Tom, I would be interested in joining such a tasting. Happy to help co-organize as well.

Just talking out loud: what if one did it of 2013s instead of an older vintage? The 2013s won’t be most accessible, but if the goal is to get a sense of producer style, the 2013s will (i) reflect many current production styles (e.g., I did think a 2012 Scavino Cannubi was less clunky than a 2009 Monvigliero), and (ii) are still relatively purchasable at retail. I imagine we could assemble a group of 8-9 pretty easily (subject to the inevitable cancellations). Can mandate folks double decant in the AM to help open them up.

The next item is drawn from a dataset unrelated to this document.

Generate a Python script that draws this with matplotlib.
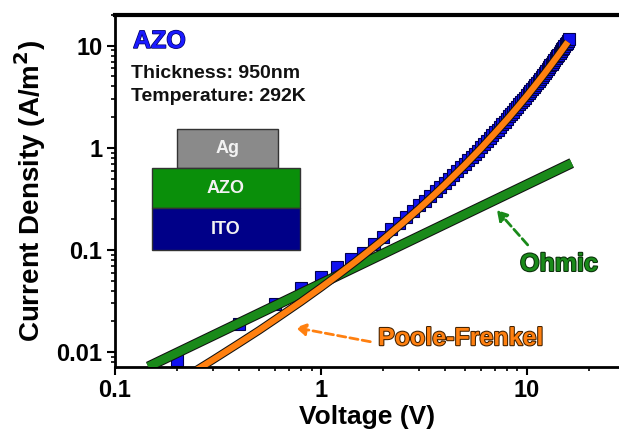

I am going to do this tasting of 2014s, to further my own knowledge, which unfortunately is sold out (and is earlier than April). But perhaps you can find a way to snag a ticket? Vinous | Explore All Things Wine

I don’t know what French wines you think will need more time than Barolo or Barbaresco, if you think this is the goal then I’d be exclusively be buying Barolo & Barbaresco from 2000, 2001, 2004, 2005, 2006, 2009, & maybe 2008.

Like many have already said better than I could, buying the base tier wines from the better producers will get you the results you’re most likely going to want. I agree with what’s already been said…but the one thing I haven’t seen (or maybe missed) was the idea to start buying wines at Rare Wine Co. They have impeccable provenance and I’ve gotten some great deals on Barolo from the 1960’s & 70’s from them.

Best of luck!! Enjoy the journey!

I won’t be able to make the Vinous tasting, but I would be up for doing a tasting of 2013s. The key would be to do it at least a day after I get there so that I can open things and leave them open overnight. Once I book plane tickets I will touch base with you two and see what we might arrange. There is a merchant in NYC I am sure you two know well who has been really great to me lately on getting into Italy- so I am hoping to invite those guys too.

Is opening a day in advance good enough? The last time I opened a lot of high end traditional Barolo/Barbaresco wines was when I had the 1990 Giacosas while in college. Took them 2-3 days to fully open, but day 2 was good enough.